▸ Dataset
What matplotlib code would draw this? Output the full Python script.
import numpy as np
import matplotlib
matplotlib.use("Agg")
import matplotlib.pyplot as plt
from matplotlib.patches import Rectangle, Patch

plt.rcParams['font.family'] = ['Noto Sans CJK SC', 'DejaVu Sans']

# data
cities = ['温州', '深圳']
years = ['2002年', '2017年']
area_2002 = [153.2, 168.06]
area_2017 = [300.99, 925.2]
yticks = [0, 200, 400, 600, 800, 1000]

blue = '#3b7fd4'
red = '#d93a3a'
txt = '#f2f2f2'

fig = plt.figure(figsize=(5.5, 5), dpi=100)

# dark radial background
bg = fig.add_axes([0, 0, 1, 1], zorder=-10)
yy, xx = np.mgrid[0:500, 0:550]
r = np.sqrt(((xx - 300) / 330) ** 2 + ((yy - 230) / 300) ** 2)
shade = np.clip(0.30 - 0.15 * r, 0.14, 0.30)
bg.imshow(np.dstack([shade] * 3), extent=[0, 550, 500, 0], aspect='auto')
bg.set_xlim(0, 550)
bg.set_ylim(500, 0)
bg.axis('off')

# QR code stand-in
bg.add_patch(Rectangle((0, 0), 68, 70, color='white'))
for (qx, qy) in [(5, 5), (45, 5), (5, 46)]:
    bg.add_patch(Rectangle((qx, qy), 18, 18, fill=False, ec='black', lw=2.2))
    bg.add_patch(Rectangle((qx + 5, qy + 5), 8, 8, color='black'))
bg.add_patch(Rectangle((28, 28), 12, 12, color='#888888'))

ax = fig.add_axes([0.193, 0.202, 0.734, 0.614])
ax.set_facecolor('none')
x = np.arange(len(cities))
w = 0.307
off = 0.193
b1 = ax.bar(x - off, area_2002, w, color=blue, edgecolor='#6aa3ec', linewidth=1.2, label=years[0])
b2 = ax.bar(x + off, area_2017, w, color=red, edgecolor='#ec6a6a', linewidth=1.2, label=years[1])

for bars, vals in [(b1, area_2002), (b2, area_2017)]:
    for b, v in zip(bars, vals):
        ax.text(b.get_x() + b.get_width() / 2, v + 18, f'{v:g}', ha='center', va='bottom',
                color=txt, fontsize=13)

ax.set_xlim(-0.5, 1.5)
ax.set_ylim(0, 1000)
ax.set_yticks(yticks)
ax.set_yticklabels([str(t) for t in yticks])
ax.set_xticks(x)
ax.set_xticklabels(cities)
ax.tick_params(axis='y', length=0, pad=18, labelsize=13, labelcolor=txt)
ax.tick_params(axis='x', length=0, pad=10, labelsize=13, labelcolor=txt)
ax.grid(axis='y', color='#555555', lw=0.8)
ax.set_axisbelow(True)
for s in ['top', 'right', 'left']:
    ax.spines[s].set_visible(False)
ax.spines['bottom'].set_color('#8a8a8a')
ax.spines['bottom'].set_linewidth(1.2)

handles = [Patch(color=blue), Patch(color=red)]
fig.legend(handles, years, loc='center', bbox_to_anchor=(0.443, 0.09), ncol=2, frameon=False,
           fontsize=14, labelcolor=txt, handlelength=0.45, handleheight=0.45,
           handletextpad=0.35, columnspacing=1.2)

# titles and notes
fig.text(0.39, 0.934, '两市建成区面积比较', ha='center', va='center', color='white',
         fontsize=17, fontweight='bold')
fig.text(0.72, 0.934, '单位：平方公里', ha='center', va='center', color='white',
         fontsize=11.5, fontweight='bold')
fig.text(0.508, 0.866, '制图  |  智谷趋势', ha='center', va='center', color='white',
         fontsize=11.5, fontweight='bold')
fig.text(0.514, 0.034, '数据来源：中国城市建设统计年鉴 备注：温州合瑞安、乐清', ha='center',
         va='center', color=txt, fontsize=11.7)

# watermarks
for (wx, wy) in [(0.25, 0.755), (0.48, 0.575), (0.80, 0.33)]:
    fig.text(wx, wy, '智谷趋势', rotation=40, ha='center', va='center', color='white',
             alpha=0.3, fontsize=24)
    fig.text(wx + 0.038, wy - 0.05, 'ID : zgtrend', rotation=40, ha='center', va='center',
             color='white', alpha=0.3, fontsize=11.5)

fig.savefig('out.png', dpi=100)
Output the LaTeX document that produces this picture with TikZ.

▸ Problem details
Using the data above, repeat every line exactly.

▸ Response to this task
What matplotlib code would draw this? Output the full Python script.
import numpy as np
import matplotlib
matplotlib.use("Agg")
import matplotlib.pyplot as plt
from matplotlib.patches import Rectangle, Patch

plt.rcParams['font.family'] = ['Noto Sans CJK SC', 'DejaVu Sans']

# data
cities = ['温州', '深圳']
years = ['2002年', '2017年']
area_2002 = [153.2, 168.06]
area_2017 = [300.99, 925.2]
yticks = [0, 200, 400, 600, 800, 1000]

blue = '#3b7fd4'
red = '#d93a3a'
txt = '#f2f2f2'

fig = plt.figure(figsize=(5.5, 5), dpi=100)

# dark radial background
bg = fig.add_axes([0, 0, 1, 1], zorder=-10)
yy, xx = np.mgrid[0:500, 0:550]
r = np.sqrt(((xx - 300) / 330) ** 2 + ((yy - 230) / 300) ** 2)
shade = np.clip(0.30 - 0.15 * r, 0.14, 0.30)
bg.imshow(np.dstack([shade] * 3), extent=[0, 550, 500, 0], aspect='auto')
bg.set_xlim(0, 550)
bg.set_ylim(500, 0)
bg.axis('off')

# QR code stand-in
bg.add_patch(Rectangle((0, 0), 68, 70, color='white'))
for (qx, qy) in [(5, 5), (45, 5), (5, 46)]:
    bg.add_patch(Rectangle((qx, qy), 18, 18, fill=False, ec='black', lw=2.2))
    bg.add_patch(Rectangle((qx + 5, qy + 5), 8, 8, color='black'))
bg.add_patch(Rectangle((28, 28), 12, 12, color='#888888'))

ax = fig.add_axes([0.193, 0.202, 0.734, 0.614])
ax.set_facecolor('none')
x = np.arange(len(cities))
w = 0.307
off = 0.193
b1 = ax.bar(x - off, area_2002, w, color=blue, edgecolor='#6aa3ec', linewidth=1.2, label=years[0])
b2 = ax.bar(x + off, area_2017, w, color=red, edgecolor='#ec6a6a', linewidth=1.2, label=years[1])

for bars, vals in [(b1, area_2002), (b2, area_2017)]:
    for b, v in zip(bars, vals):
        ax.text(b.get_x() + b.get_width() / 2, v + 18, f'{v:g}', ha='center', va='bottom',
                color=txt, fontsize=13)

ax.set_xlim(-0.5, 1.5)
ax.set_ylim(0, 1000)
ax.set_yticks(yticks)
ax.set_yticklabels([str(t) for t in yticks])
ax.set_xticks(x)
ax.set_xticklabels(cities)
ax.tick_params(axis='y', length=0, pad=18, labelsize=13, labelcolor=txt)
ax.tick_params(axis='x', length=0, pad=10, labelsize=13, labelcolor=txt)
ax.grid(axis='y', color='#555555', lw=0.8)
ax.set_axisbelow(True)
for s in ['top', 'right', 'left']:
    ax.spines[s].set_visible(False)
ax.spines['bottom'].set_color('#8a8a8a')
ax.spines['bottom'].set_linewidth(1.2)

handles = [Patch(color=blue), Patch(color=red)]
fig.legend(handles, years, loc='center', bbox_to_anchor=(0.443, 0.09), ncol=2, frameon=False,
           fontsize=14, labelcolor=txt, handlelength=0.45, handleheight=0.45,
           handletextpad=0.35, columnspacing=1.2)

# titles and notes
fig.text(0.39, 0.934, '两市建成区面积比较', ha='center', va='center', color='white',
         fontsize=17, fontweight='bold')
fig.text(0.72, 0.934, '单位：平方公里', ha='center', va='center', color='white',
         fontsize=11.5, fontweight='bold')
fig.text(0.508, 0.866, '制图  |  智谷趋势', ha='center', va='center', color='white',
         fontsize=11.5, fontweight='bold')
fig.text(0.514, 0.034, '数据来源：中国城市建设统计年鉴 备注：温州合瑞安、乐清', ha='center',
         va='center', color=txt, fontsize=11.7)

# watermarks
for (wx, wy) in [(0.25, 0.755), (0.48, 0.575), (0.80, 0.33)]:
    fig.text(wx, wy, '智谷趋势', rotation=40, ha='center', va='center', color='white',
             alpha=0.3, fontsize=24)
    fig.text(wx + 0.038, wy - 0.05, 'ID : zgtrend', rotation=40, ha='center', va='center',
             color='white', alpha=0.3, fontsize=11.5)

fig.savefig('out.png', dpi=100)
Output the LaTeX document that produces this picture with TikZ.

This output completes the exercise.